## Task instructions
Exactly as written, retype the listing below, omitting the pictures.

## Information provided
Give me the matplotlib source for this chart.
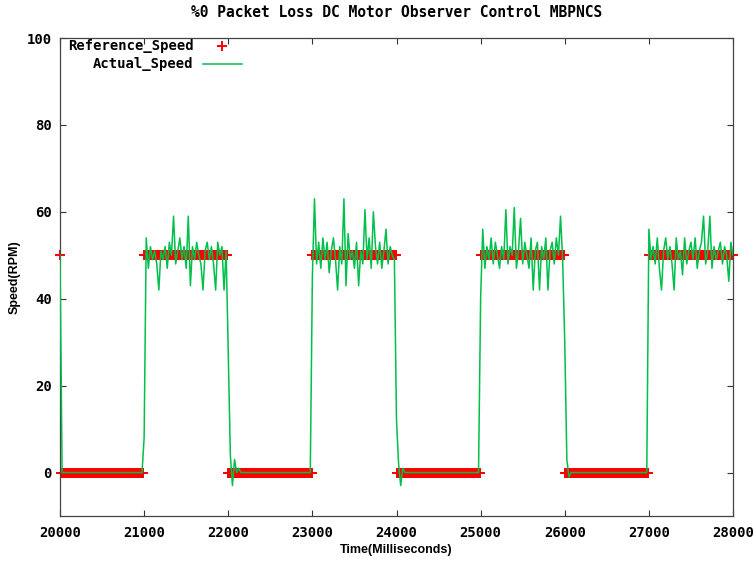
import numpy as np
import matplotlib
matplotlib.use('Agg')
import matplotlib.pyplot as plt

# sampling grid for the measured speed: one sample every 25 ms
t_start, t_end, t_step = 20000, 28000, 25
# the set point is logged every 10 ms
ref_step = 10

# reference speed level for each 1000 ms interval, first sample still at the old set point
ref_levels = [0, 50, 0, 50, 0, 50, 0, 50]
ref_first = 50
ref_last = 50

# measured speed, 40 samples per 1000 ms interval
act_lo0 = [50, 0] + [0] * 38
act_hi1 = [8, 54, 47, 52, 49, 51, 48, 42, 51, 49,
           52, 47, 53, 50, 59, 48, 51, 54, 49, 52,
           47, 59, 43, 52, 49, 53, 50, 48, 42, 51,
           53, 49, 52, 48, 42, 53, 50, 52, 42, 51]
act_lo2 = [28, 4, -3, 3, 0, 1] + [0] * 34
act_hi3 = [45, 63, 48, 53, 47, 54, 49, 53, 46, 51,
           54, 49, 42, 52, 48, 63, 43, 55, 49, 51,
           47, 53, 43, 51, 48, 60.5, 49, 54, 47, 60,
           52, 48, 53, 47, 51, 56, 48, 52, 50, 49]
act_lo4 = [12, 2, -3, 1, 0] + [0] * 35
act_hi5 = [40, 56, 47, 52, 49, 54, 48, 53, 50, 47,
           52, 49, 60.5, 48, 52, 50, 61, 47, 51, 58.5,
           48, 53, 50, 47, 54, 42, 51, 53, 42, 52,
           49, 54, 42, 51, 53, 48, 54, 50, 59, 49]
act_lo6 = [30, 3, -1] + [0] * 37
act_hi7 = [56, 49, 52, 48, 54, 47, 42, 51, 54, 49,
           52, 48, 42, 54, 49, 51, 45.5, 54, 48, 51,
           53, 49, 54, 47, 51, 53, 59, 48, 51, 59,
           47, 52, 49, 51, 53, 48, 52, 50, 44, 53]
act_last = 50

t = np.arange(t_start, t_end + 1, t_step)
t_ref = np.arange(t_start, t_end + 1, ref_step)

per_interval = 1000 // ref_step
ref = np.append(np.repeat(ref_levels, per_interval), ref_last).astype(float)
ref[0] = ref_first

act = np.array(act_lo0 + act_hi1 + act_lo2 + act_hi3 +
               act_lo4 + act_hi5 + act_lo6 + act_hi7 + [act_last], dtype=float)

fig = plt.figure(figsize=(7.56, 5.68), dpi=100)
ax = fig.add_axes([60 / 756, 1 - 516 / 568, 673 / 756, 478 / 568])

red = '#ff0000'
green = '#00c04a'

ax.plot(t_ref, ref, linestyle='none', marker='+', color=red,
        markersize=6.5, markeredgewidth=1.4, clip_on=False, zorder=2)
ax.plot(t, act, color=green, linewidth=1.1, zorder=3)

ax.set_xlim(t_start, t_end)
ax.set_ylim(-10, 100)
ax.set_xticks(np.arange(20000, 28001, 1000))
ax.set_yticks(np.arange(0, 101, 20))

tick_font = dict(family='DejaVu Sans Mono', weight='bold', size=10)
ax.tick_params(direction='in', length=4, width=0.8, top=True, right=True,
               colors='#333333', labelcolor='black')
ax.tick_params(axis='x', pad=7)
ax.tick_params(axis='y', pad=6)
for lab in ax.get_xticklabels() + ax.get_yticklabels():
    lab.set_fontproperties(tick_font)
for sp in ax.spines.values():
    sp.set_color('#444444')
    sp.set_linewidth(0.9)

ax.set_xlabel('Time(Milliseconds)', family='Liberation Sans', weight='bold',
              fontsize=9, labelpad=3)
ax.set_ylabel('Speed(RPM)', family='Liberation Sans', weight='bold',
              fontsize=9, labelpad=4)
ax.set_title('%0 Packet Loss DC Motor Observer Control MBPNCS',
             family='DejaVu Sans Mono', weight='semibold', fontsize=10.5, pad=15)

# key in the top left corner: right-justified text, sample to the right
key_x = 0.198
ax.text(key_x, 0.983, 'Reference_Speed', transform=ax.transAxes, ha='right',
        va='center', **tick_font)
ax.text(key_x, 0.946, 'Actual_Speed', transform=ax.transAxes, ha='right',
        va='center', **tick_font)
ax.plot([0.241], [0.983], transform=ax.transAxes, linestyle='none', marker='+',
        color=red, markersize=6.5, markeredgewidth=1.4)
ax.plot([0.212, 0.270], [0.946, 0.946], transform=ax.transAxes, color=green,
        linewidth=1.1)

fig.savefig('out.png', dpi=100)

## Result for this exercise
Give me the matplotlib source for this chart.
import numpy as np
import matplotlib
matplotlib.use('Agg')
import matplotlib.pyplot as plt

# sampling grid for the measured speed: one sample every 25 ms
t_start, t_end, t_step = 20000, 28000, 25
# the set point is logged every 10 ms
ref_step = 10

# reference speed level for each 1000 ms interval, first sample still at the old set point
ref_levels = [0, 50, 0, 50, 0, 50, 0, 50]
ref_first = 50
ref_last = 50

# measured speed, 40 samples per 1000 ms interval
act_lo0 = [50, 0] + [0] * 38
act_hi1 = [8, 54, 47, 52, 49, 51, 48, 42, 51, 49,
           52, 47, 53, 50, 59, 48, 51, 54, 49, 52,
           47, 59, 43, 52, 49, 53, 50, 48, 42, 51,
           53, 49, 52, 48, 42, 53, 50, 52, 42, 51]
act_lo2 = [28, 4, -3, 3, 0, 1] + [0] * 34
act_hi3 = [45, 63, 48, 53, 47, 54, 49, 53, 46, 51,
           54, 49, 42, 52, 48, 63, 43, 55, 49, 51,
           47, 53, 43, 51, 48, 60.5, 49, 54, 47, 60,
           52, 48, 53, 47, 51, 56, 48, 52, 50, 49]
act_lo4 = [12, 2, -3, 1, 0] + [0] * 35
act_hi5 = [40, 56, 47, 52, 49, 54, 48, 53, 50, 47,
           52, 49, 60.5, 48, 52, 50, 61, 47, 51, 58.5,
           48, 53, 50, 47, 54, 42, 51, 53, 42, 52,
           49, 54, 42, 51, 53, 48, 54, 50, 59, 49]
act_lo6 = [30, 3, -1] + [0] * 37
act_hi7 = [56, 49, 52, 48, 54, 47, 42, 51, 54, 49,
           52, 48, 42, 54, 49, 51, 45.5, 54, 48, 51,
           53, 49, 54, 47, 51, 53, 59, 48, 51, 59,
           47, 52, 49, 51, 53, 48, 52, 50, 44, 53]
act_last = 50

t = np.arange(t_start, t_end + 1, t_step)
t_ref = np.arange(t_start, t_end + 1, ref_step)

per_interval = 1000 // ref_step
ref = np.append(np.repeat(ref_levels, per_interval), ref_last).astype(float)
ref[0] = ref_first

act = np.array(act_lo0 + act_hi1 + act_lo2 + act_hi3 +
               act_lo4 + act_hi5 + act_lo6 + act_hi7 + [act_last], dtype=float)

fig = plt.figure(figsize=(7.56, 5.68), dpi=100)
ax = fig.add_axes([60 / 756, 1 - 516 / 568, 673 / 756, 478 / 568])

red = '#ff0000'
green = '#00c04a'

ax.plot(t_ref, ref, linestyle='none', marker='+', color=red,
        markersize=6.5, markeredgewidth=1.4, clip_on=False, zorder=2)
ax.plot(t, act, color=green, linewidth=1.1, zorder=3)

ax.set_xlim(t_start, t_end)
ax.set_ylim(-10, 100)
ax.set_xticks(np.arange(20000, 28001, 1000))
ax.set_yticks(np.arange(0, 101, 20))

tick_font = dict(family='DejaVu Sans Mono', weight='bold', size=10)
ax.tick_params(direction='in', length=4, width=0.8, top=True, right=True,
               colors='#333333', labelcolor='black')
ax.tick_params(axis='x', pad=7)
ax.tick_params(axis='y', pad=6)
for lab in ax.get_xticklabels() + ax.get_yticklabels():
    lab.set_fontproperties(tick_font)
for sp in ax.spines.values():
    sp.set_color('#444444')
    sp.set_linewidth(0.9)

ax.set_xlabel('Time(Milliseconds)', family='Liberation Sans', weight='bold',
              fontsize=9, labelpad=3)
ax.set_ylabel('Speed(RPM)', family='Liberation Sans', weight='bold',
              fontsize=9, labelpad=4)
ax.set_title('%0 Packet Loss DC Motor Observer Control MBPNCS',
             family='DejaVu Sans Mono', weight='semibold', fontsize=10.5, pad=15)

# key in the top left corner: right-justified text, sample to the right
key_x = 0.198
ax.text(key_x, 0.983, 'Reference_Speed', transform=ax.transAxes, ha='right',
        va='center', **tick_font)
ax.text(key_x, 0.946, 'Actual_Speed', transform=ax.transAxes, ha='right',
        va='center', **tick_font)
ax.plot([0.241], [0.983], transform=ax.transAxes, linestyle='none', marker='+',
        color=red, markersize=6.5, markeredgewidth=1.4)
ax.plot([0.212, 0.270], [0.946, 0.946], transform=ax.transAxes, color=green,
        linewidth=1.1)

fig.savefig('out.png', dpi=100)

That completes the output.